History of Cheltenham Racecourse


Racing at Cheltenham dates back over two-hundred years. The first official horse race in Cheltenham was in fact a flat race, which took place in 1815 on Nottingham Hill. Racing also began to unfold on Cleeve Hill - which overlooks Prestbury Park (the course we know today), three years later in August 1818.

The popularity in the sport began to increase over the next decade with crowds of 30,000 visiting the racecourse for its annual two-day July meeting, which featured the old Gold Cup - a 3m flat race.

The racecourse was moved to Prestbury Park in 1831 after major disruption at the old course led to the main grandstand being burned down. Steeplechasing became established in nearby Andoversford from 1834 and moved to the present course in 1898, and has since been known, as the headquarters for jumps racing.

The stands at Prestbury Park have changed very little between the 1920's and the 1950's when the National Hunt Steeplechase course ran behind the back of the stands. The original Tattersalls Grandstand was opened in 1960 to cope with the growing crowds.

The Weighing Room was underneath the Festival Restaurant and the Winners Enclosure above the Parade Ring. During this period the centre of the racecourse was developed and became a popular raceday enclosure. The main Grandstand was completed in 1979 and extended twice in the 1980s.
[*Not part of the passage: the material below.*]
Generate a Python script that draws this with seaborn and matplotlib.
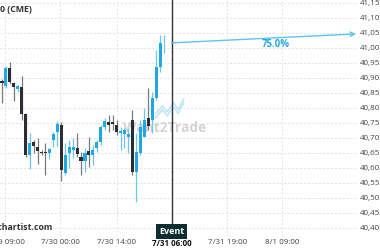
import matplotlib
matplotlib.use("Agg")
import matplotlib.pyplot as plt
import seaborn as sns
import numpy as np
import pandas as pd
from matplotlib.ticker import FuncFormatter

# ---- data ----
opens  = [40895, 40878, 40938, 40888, 40868, 40875, 40785, 40648, 40692, 40675,
          40658, 40658, 40655, 40698, 40725, 40748, 40588, 40655, 40665, 40672,
          40642, 40628, 40662, 40648, 40672, 40692, 40742, 40758, 40758, 40748,
          40722, 40718, 40708, 40765, 40592, 40655, 40708, 40772, 40765, 40838,
          40942, 41020]
highs  = [40902, 40945, 40958, 40892, 40882, 40912, 40788, 40722, 40698, 40705,
          40665, 40688, 40672, 40725, 40762, 40758, 40688, 40698, 40705, 40722,
          40658, 40672, 40708, 40682, 40698, 40748, 40772, 40782, 40782, 40765,
          40742, 40738, 40738, 40798, 40722, 40765, 40805, 40872, 40858, 40998,
          41048, 41048]
lows   = [40822, 40872, 40885, 40828, 40858, 40765, 40642, 40602, 40655, 40618,
          40648, 40582, 40635, 40675, 40678, 40562, 40582, 40605, 40638, 40642,
          40582, 40592, 40608, 40615, 40658, 40682, 40732, 40725, 40732, 40715,
          40665, 40672, 40655, 40582, 40492, 40648, 40708, 40732, 40722, 40832,
          40925, 40988]
closes = [40888, 40938, 40892, 40875, 40878, 40785, 40648, 40688, 40678, 40662,
          40655, 40656, 40668, 40718, 40752, 40598, 40648, 40675, 40675, 40652,
          40628, 40655, 40648, 40665, 40692, 40742, 40762, 40748, 40752, 40725,
          40728, 40732, 40718, 40592, 40658, 40742, 40765, 40745, 40838, 40942,
          41022, 41022]

tick_pos = [0.76, 14.68, 29.1, 42.9, 57.0, 70.9]
tick_labels = ["7/29 09:00", "7/30 00:00", "7/30 14:00", "7/31 06:00", "7/31 19:00", "8/1 09:00"]
event_pos = 42.9
event_label = "Event"
forecast_start = 41022
forecast_end_pos = 89.6
forecast_end = 41052
probability_label = "75.0%"
y_ticks = list(range(40405, 41156, 50))

df = pd.DataFrame({"o": opens, "h": highs, "l": lows, "c": closes})
df["i"] = np.arange(len(df))
df["up"] = df["c"] >= df["o"]

BLUE = "#22a7e6"
BLUE_WICK = "#6cc6ef"
DARK = "#2b2d32"
DARK_WICK = "#7a7a7a"

sns.set_theme(style="white")
plt.rcParams["font.family"] = ["Open Sans", "DejaVu Sans"]

fig = plt.figure(figsize=(3.8, 2.5), dpi=100)
ax = fig.add_axes([0.0, 14/250, 358/380, 236/250])

ax.set_xlim(-0.506, 90.1)
ax.set_ylim(40378.3, 41165)

# grid
for y in y_ticks:
    ax.axhline(y, color="#e2e2e2", lw=0.7, ls=(0, (2, 2)), zorder=0)
for x in tick_pos:
    ax.axvline(x, color="#e2e2e2", lw=0.7, ls=(0, (2, 2)), zorder=0)

# watermark
ax.text(41.3, 40738, "Want2Trade", color="#d4d4d4", fontsize=10, fontweight="bold",
        ha="center", va="center", zorder=1)
ax.plot([38.9, 40.6, 41.8, 43.4, 44.6, 46.0], [40785, 40812, 40792, 40822, 40800, 40835],
        color="#bfe6f7", lw=1.2, zorder=1)
ax.plot([38.9, 40.6, 41.8, 43.4, 44.6, 46.0], [40772, 40799, 40779, 40809, 40787, 40822],
        color="#bfe6f7", lw=1.2, zorder=1)

# candles
for _, r in df.iterrows():
    wc = BLUE_WICK if r["up"] else DARK_WICK
    bc = BLUE if r["up"] else DARK
    ax.vlines(r["i"], r["l"], r["h"], color=wc, lw=0.9, zorder=2)
    bottom = min(r["o"], r["c"])
    height = max(abs(r["c"] - r["o"]), 1.5)
    ax.bar(r["i"], height, bottom=bottom, width=0.78, color=bc, lw=0, zorder=3)

# event line & label
ax.axvline(event_pos, ymin=(236 - 225) / 236, ymax=1, color="#2f3336", lw=1.0, zorder=4)
ax.text(event_pos, 40393, event_label, color="white", fontsize=6.5, fontweight="bold",
        ha="center", va="center", zorder=5,
        bbox=dict(boxstyle="square,pad=0.3", fc="#0c2e33", ec="none"))

# forecast arrow
ax.annotate("", xy=(forecast_end_pos, forecast_end), xytext=(event_pos, forecast_start),
            arrowprops=dict(arrowstyle="->", color="#5ec3ee", lw=1.0,
                            shrinkA=0, shrinkB=0, mutation_scale=8), zorder=5)
ax.text(69.4, 41016, probability_label, color="#2aa9e0", fontsize=7, fontweight="bold",
        ha="center", va="center", zorder=5)

# axes styling
for s in ax.spines.values():
    s.set_visible(False)
ax.yaxis.tick_right()
ax.set_yticks(y_ticks)
ax.yaxis.set_major_formatter(FuncFormatter(lambda v, p: f"{int(v):,}"))
ax.set_xticks(tick_pos)
ax.set_xticklabels(tick_labels)
ax.tick_params(axis="both", length=0, labelsize=5.8, colors="#444444")
ax.tick_params(axis="y", pad=1)
ax.tick_params(axis="x", pad=2)
for lbl in ax.get_xticklabels():
    if lbl.get_text() == "7/31 06:00":
        lbl.set_fontweight("bold")
        lbl.set_color("#111111")

# header / footer texts
fig.text(32/380, 1 - 10/250, "Dow Jones 30 (CME)", ha="right", va="center",
         fontsize=6.3, fontweight="bold", color="#333333")
fig.text(53/380, 1 - 228/250, "autochartist.com", ha="right", va="center",
         fontsize=6.3, fontweight="bold", color="#333333")

fig.savefig("out.png", dpi=100)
The top two levels were dedicated entirely to private hospitality, and in 1982 the Parade Ring, Weighing Room and Hurdlers Hall were built behind the stands with terraced viewing for 4,000. The new stables complex was opened in 1990, with the Pre-Parade Ring used for the first time in 1992 and Hall of Fame Entrance officially opened in 1993.

Cheltenham Festival Race
Cheltenham Stands

The main racecourse has two separate courses alongside each other, the Old Course and the New Course. The New Course has a tricky downhill fence and a longer run-in for steeplechases than the Old Course.

Hurdle races over two miles on the New Course also have a slight peculiarity in that most of the hurdles are jumped early on in the race with only two hurdles being jumped in the last seven furlongs.

The Cross Country Course was introduced in 1995 and is now raced on three times each season, including at The Festival (Cross Country Chase). The race weaves around the centre of the course with natural obstacles including hedges, banks and ditches, and is a great preparation run for the Grand National at Aintree in April.

In 1997, the original Tattersalls Grandstand was knocked down and replaced with tiered viewing and the Panoramic Restaurant which boasts spectacular views across the racecourse.

During 2003-2004, £3 million was invested in the Best Mate Enclosure in the centre of the racecourse, giving a new grandstand and arguably one of the best views of racing. During the same period, £17 million was invested in providing additional race day facilities with The Centaur, a new conference and events centre. Accommodating up to 4,000 visitors, The Centaur is the biggest venue of its kind.

In 2005, the iconic Festival was successfully extended to four days. Cheltenham has now completed the £45 million redevelopment of the course, which opened in November 2015. 

The Festival is worth an estimated £100m to the local economy and hosts the largest tented village of any kind at a sporting event. Prize money at Cheltenham exceeds £6m throughout the season with £4 million of that on offer at The Festival alone, making it the most valuable and prestigious fixture in Jump racing.